=== SET TASK ===
Leave the pictures out and retype the lines from the beginning through the line with "(1802,863) -- (1868,797);", both ends included.

=== INFORMATION SUPPLIED ===
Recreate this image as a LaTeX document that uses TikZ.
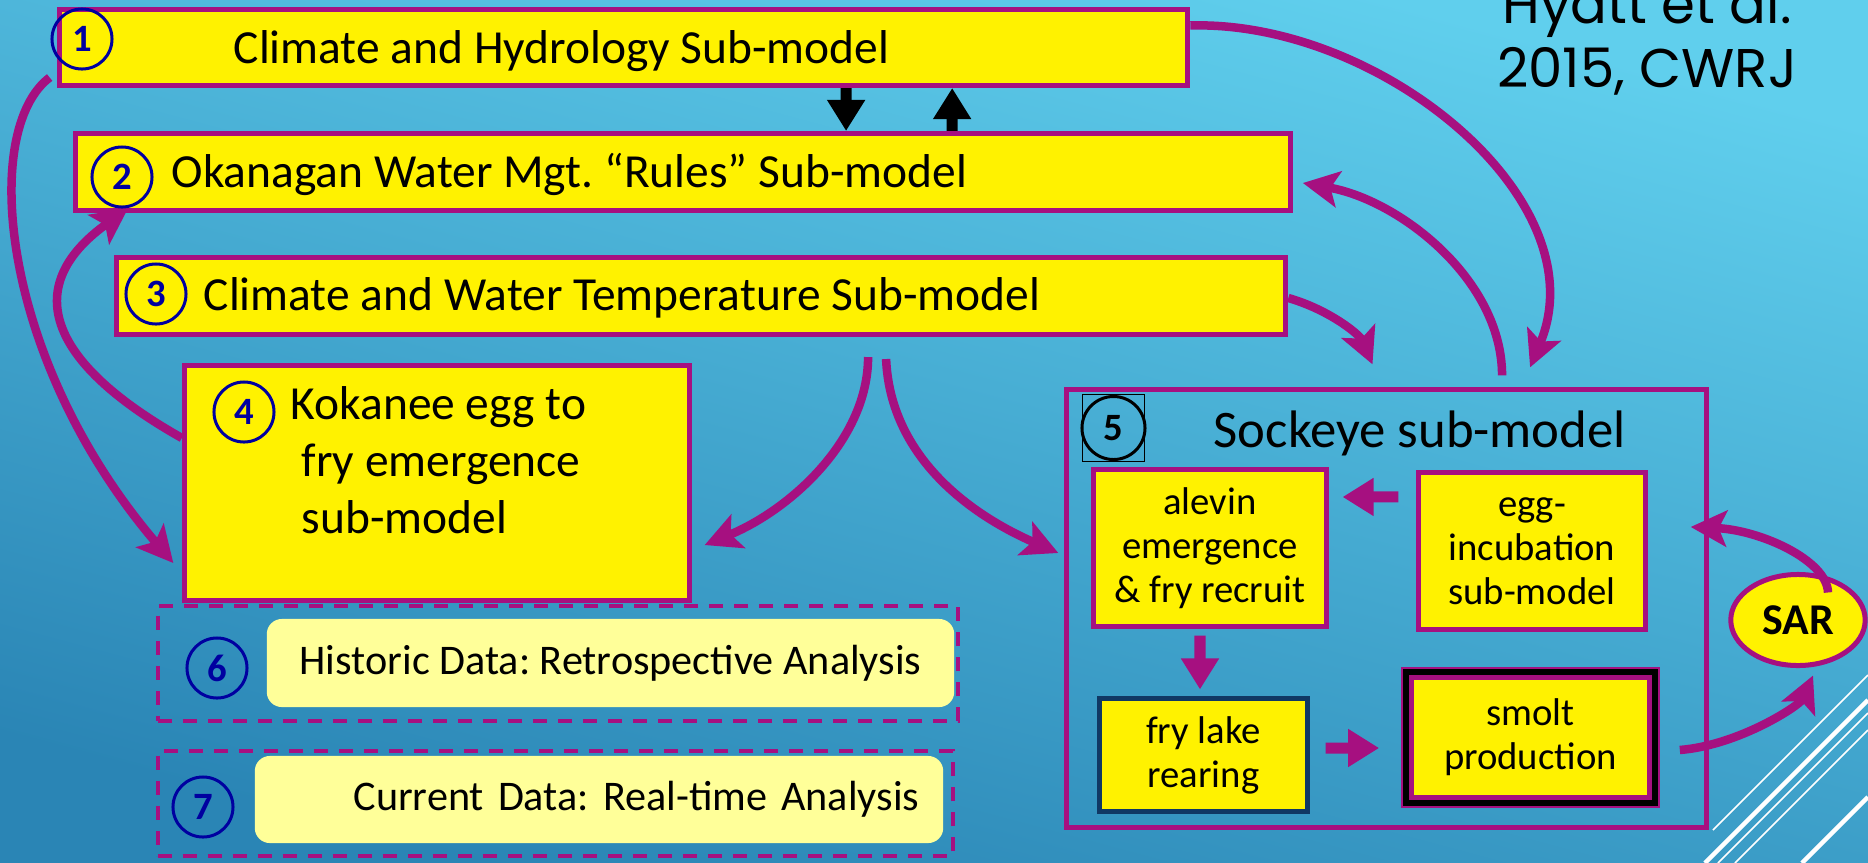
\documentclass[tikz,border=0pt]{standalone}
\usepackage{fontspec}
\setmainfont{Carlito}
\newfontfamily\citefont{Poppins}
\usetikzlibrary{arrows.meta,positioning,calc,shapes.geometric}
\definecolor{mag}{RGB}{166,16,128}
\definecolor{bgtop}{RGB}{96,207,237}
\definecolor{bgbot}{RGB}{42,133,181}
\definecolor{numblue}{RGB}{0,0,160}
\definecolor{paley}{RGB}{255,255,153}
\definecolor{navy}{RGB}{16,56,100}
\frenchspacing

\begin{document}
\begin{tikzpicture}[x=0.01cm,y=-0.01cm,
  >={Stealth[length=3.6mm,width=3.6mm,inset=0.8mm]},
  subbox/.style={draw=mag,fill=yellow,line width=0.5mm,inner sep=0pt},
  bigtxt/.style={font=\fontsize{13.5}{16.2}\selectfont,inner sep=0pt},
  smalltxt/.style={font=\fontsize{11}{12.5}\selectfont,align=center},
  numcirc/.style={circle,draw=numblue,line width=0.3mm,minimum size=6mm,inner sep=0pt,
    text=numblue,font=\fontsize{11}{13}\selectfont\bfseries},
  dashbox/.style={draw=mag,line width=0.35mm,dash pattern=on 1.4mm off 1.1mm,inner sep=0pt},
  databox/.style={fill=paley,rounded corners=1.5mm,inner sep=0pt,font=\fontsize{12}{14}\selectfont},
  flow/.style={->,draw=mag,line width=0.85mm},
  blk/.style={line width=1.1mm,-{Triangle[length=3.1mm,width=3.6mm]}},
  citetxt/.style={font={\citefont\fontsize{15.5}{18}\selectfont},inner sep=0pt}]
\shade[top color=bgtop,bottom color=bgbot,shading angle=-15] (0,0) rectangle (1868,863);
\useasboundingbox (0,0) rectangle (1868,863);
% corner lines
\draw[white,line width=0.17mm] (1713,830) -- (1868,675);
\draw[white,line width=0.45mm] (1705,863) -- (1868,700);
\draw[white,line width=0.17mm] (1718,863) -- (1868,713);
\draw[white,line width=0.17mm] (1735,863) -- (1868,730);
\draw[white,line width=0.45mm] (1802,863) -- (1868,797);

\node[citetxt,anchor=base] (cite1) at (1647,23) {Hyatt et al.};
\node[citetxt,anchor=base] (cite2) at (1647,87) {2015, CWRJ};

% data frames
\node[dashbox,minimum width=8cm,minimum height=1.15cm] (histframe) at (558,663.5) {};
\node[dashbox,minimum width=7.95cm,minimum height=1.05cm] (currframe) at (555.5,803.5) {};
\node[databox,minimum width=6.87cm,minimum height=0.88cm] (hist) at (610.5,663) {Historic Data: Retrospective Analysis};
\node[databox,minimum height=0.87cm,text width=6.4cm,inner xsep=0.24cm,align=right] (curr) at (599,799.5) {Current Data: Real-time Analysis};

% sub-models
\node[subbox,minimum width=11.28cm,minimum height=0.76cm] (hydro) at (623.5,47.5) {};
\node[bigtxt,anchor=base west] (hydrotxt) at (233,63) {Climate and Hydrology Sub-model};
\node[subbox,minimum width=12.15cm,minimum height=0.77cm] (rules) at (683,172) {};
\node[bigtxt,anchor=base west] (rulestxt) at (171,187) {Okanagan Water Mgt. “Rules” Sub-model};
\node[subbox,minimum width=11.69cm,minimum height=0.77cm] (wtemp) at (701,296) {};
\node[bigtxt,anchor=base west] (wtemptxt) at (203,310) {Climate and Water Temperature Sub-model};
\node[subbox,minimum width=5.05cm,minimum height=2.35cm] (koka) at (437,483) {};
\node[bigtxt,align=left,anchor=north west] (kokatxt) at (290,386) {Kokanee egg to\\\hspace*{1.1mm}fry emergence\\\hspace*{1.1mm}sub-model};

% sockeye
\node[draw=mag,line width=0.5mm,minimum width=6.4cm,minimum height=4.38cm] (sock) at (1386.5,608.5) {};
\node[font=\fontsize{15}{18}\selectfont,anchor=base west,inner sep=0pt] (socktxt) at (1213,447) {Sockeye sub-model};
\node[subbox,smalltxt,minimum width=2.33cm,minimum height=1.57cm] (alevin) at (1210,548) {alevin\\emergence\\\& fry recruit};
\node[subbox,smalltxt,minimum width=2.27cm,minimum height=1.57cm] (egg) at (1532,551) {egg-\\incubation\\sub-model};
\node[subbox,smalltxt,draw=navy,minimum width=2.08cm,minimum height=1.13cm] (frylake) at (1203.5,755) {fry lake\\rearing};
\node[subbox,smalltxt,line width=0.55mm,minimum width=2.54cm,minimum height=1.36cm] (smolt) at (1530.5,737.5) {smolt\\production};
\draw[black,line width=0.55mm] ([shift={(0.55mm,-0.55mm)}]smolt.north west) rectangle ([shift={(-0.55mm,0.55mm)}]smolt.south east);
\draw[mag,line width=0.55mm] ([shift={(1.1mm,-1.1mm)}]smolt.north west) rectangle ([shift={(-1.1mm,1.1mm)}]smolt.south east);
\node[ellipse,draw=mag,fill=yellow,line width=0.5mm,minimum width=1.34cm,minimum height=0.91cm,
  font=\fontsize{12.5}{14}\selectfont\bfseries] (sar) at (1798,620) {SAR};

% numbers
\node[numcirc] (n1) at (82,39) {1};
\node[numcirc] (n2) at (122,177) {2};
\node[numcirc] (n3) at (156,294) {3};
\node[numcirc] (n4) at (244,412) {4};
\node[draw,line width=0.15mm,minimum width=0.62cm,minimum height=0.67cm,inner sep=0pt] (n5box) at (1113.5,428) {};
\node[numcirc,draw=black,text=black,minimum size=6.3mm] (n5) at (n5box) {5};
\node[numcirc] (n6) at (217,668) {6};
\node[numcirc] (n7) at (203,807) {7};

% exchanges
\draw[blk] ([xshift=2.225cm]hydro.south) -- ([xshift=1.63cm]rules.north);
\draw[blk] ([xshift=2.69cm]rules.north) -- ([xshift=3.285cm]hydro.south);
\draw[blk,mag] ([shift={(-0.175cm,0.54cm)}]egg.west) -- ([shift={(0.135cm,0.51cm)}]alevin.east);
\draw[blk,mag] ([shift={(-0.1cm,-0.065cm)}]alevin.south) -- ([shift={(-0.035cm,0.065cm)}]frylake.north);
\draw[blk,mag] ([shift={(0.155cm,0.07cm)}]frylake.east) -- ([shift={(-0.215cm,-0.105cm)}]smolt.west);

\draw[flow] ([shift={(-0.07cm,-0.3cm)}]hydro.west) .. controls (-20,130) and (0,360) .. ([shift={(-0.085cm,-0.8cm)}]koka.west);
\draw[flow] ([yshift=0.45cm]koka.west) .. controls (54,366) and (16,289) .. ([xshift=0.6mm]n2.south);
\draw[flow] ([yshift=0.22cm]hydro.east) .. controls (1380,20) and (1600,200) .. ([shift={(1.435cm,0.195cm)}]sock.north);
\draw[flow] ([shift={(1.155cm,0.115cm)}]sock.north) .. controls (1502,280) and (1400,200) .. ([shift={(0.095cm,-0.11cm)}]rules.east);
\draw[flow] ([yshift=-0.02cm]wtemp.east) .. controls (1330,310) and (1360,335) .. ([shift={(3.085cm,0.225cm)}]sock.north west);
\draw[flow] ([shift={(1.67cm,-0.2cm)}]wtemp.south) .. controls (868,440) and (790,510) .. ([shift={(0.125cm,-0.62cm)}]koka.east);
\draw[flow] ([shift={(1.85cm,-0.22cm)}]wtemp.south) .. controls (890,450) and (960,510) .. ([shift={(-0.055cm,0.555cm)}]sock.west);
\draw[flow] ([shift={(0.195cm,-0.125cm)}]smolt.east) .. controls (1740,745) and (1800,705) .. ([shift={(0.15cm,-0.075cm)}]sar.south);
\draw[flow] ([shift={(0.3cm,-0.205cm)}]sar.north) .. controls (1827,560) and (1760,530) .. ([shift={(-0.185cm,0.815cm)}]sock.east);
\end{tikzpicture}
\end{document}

=== SOLUTION BELOW ===
Recreate this image as a LaTeX document that uses TikZ.
\documentclass[tikz,border=0pt]{standalone}
\usepackage{fontspec}
\setmainfont{Carlito}
\newfontfamily\citefont{Poppins}
\usetikzlibrary{arrows.meta,positioning,calc,shapes.geometric}
\definecolor{mag}{RGB}{166,16,128}
\definecolor{bgtop}{RGB}{96,207,237}
\definecolor{bgbot}{RGB}{42,133,181}
\definecolor{numblue}{RGB}{0,0,160}
\definecolor{paley}{RGB}{255,255,153}
\definecolor{navy}{RGB}{16,56,100}
\frenchspacing

\begin{document}
\begin{tikzpicture}[x=0.01cm,y=-0.01cm,
  >={Stealth[length=3.6mm,width=3.6mm,inset=0.8mm]},
  subbox/.style={draw=mag,fill=yellow,line width=0.5mm,inner sep=0pt},
  bigtxt/.style={font=\fontsize{13.5}{16.2}\selectfont,inner sep=0pt},
  smalltxt/.style={font=\fontsize{11}{12.5}\selectfont,align=center},
  numcirc/.style={circle,draw=numblue,line width=0.3mm,minimum size=6mm,inner sep=0pt,
    text=numblue,font=\fontsize{11}{13}\selectfont\bfseries},
  dashbox/.style={draw=mag,line width=0.35mm,dash pattern=on 1.4mm off 1.1mm,inner sep=0pt},
  databox/.style={fill=paley,rounded corners=1.5mm,inner sep=0pt,font=\fontsize{12}{14}\selectfont},
  flow/.style={->,draw=mag,line width=0.85mm},
  blk/.style={line width=1.1mm,-{Triangle[length=3.1mm,width=3.6mm]}},
  citetxt/.style={font={\citefont\fontsize{15.5}{18}\selectfont},inner sep=0pt}]
\shade[top color=bgtop,bottom color=bgbot,shading angle=-15] (0,0) rectangle (1868,863);
\useasboundingbox (0,0) rectangle (1868,863);
% corner lines
\draw[white,line width=0.17mm] (1713,830) -- (1868,675);
\draw[white,line width=0.45mm] (1705,863) -- (1868,700);
\draw[white,line width=0.17mm] (1718,863) -- (1868,713);
\draw[white,line width=0.17mm] (1735,863) -- (1868,730);
\draw[white,line width=0.45mm] (1802,863) -- (1868,797);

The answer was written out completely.